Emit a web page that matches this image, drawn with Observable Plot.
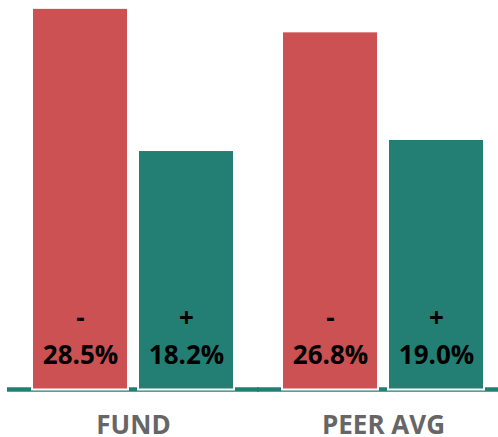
<!DOCTYPE html>
<html><head><meta charset="utf-8">
<script src="https://cdn.jsdelivr.net/npm/d3@7"></script>
<script src="https://cdn.jsdelivr.net/npm/@observablehq/plot@0.6"></script>
<style>body{margin:0;background:#fff} svg{display:block}</style>
</head><body><div id="chart"></div>
<script>
const groups = ["FUND", "PEER AVG"];
const signs = ["-", "+"];
const downside = [28.5, 26.8];
const upside = [18.2, 19.0];
const colors = ["#CB5153", "#237F73"];
const yBase = 0.85;

const data = groups.flatMap((g, i) => [
  {group: g, sign: signs[0], value: downside[i]},
  {group: g, sign: signs[1], value: upside[i]}
]);
const baseline = groups.map(g => ({group: g, value: yBase}));
const font = "'Open Sans', Lato, sans-serif";
const chart = Plot.plot({
  width: 498, height: 437,
  marginTop: 0, marginBottom: 47.5, marginLeft: 9, marginRight: 0,
  style: {fontFamily: font, background: "white"},
  fx: {domain: groups, range: [7, 509], paddingInner: 0.192, paddingOuter: 0.1, label: null},
  x: {domain: signs, paddingInner: 10/106, paddingOuter: 0, axis: null},
  y: {domain: [yBase, 29.07], clamp: true, axis: null},
  color: {domain: signs, range: colors},
  marks: [
    Plot.ruleY(baseline, {fx: "group", y: "value", stroke: colors[1], strokeWidth: 4.5, dy: -0.5, insetLeft: -25, insetRight: -25}),
    Plot.barY(data, {fx: "group", x: "sign", y: "value", fill: "sign", stroke: "white", strokeWidth: 2}),
    Plot.text(data, {fx: "group", x: "sign", text: "sign", frameAnchor: "bottom", dy: -63.5,
      fontSize: 26, fontWeight: "bold", fill: "black"}),
    Plot.text(data, {fx: "group", x: "sign", text: d => d.value.toFixed(1) + "%", frameAnchor: "bottom", dy: -26.5,
      fontSize: 26, fontWeight: "bold", fill: "black"}),
    Plot.axisFx({anchor: "bottom", tickSize: 0, tickPadding: 26, fontSize: 26, fontWeight: "bold", fill: "#666666", label: null})
  ]
});
document.getElementById("chart").appendChild(chart);
</script>
</body></html>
────────────────────────────────────────
▶ **Aim of the exercise**:
Repeat the lines above, starting at the first and stopping after the line that holds "const yBase = 0.85;", with the pictures left out.

▶ **Solution**:
Emit a web page that matches this image, drawn with Observable Plot.
<!DOCTYPE html>
<html><head><meta charset="utf-8">
<script src="https://cdn.jsdelivr.net/npm/d3@7"></script>
<script src="https://cdn.jsdelivr.net/npm/@observablehq/plot@0.6"></script>
<style>body{margin:0;background:#fff} svg{display:block}</style>
</head><body><div id="chart"></div>
<script>
const groups = ["FUND", "PEER AVG"];
const signs = ["-", "+"];
const downside = [28.5, 26.8];
const upside = [18.2, 19.0];
const colors = ["#CB5153", "#237F73"];
const yBase = 0.85;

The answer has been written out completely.